The Brooklyn College Department of Film offers bachelor’s degrees and certificates in everything from hands-on film production to screenwriting and, through its Barry R. Feirstein Graduate School of Cinema at Steiner Studios, provides master’s degrees in fields such as directing, producing, and cinematography. Its outstanding faculty and administration work closely across disciplines to cultivate the next generation of cutting-edge filmmakers.

“The Brooklyn College Film Department gives you a great environment to experiment in,” said Dylan Kaplowitz ’16, an award-winning cinematographer who directed an imaginative, special-effects-laden film called Wandering. “The structure of the classes allows students to facilitate different roles in the production field.”

Home to approximately 350 undergraduate students from over 30 different countries, the Department of Film prides itself on opening doors to diverse perspectives and voices in the film industry.

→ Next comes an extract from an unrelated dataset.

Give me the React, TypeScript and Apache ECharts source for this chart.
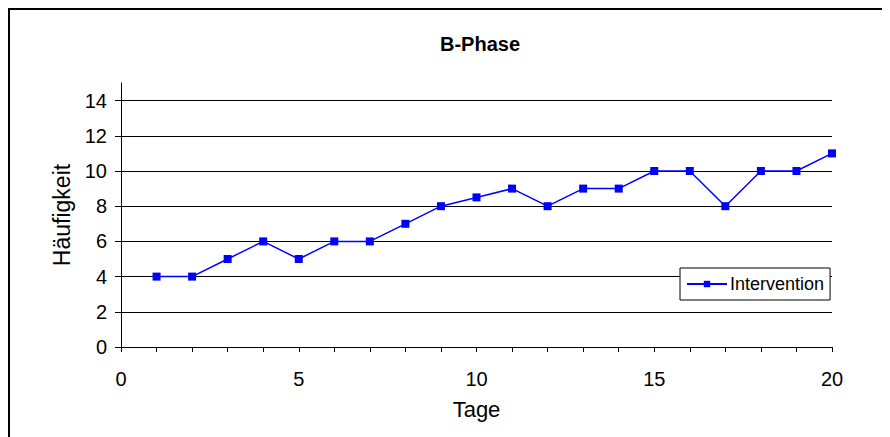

That diversity was reflected in the range of narratives screened at the festival, including the #BlackLivesMatter documentary, BLK GRL POET directed by Kearah-Armonie Jeudy ’16, recipient of an award in documentary filmmaking.

“As a poet and all-around artist, I knew I wanted to incorporate poetry into film somehow, especially my own,” Jeudy said. “I also had been working on film shorts that were strictly image upon image with very little dialogue and no interviews. I presented this concept in class and one of my classmates approached me. He saw my vision and offered to give me unused footage he had captured at a Black Lives Matter Protest in New York City. That footage, paired with what I already had—my film practically completed itself.”

Distinguished Lecturer Thomas A. Reilly, a three-time Directors Guild of America Award nominee, was in the audience and beamed with pride at the students’ artistic achievements.

“This is my fifth year as distinguished lecturer in film. I came here because the college offered me an opportunity to share my knowledge with the next generation of filmmakers,” Reilly said. “The most fulfilling aspect is seeing the growth of my students. It is rewarding to see them grasp various concepts and translate them to the screen.”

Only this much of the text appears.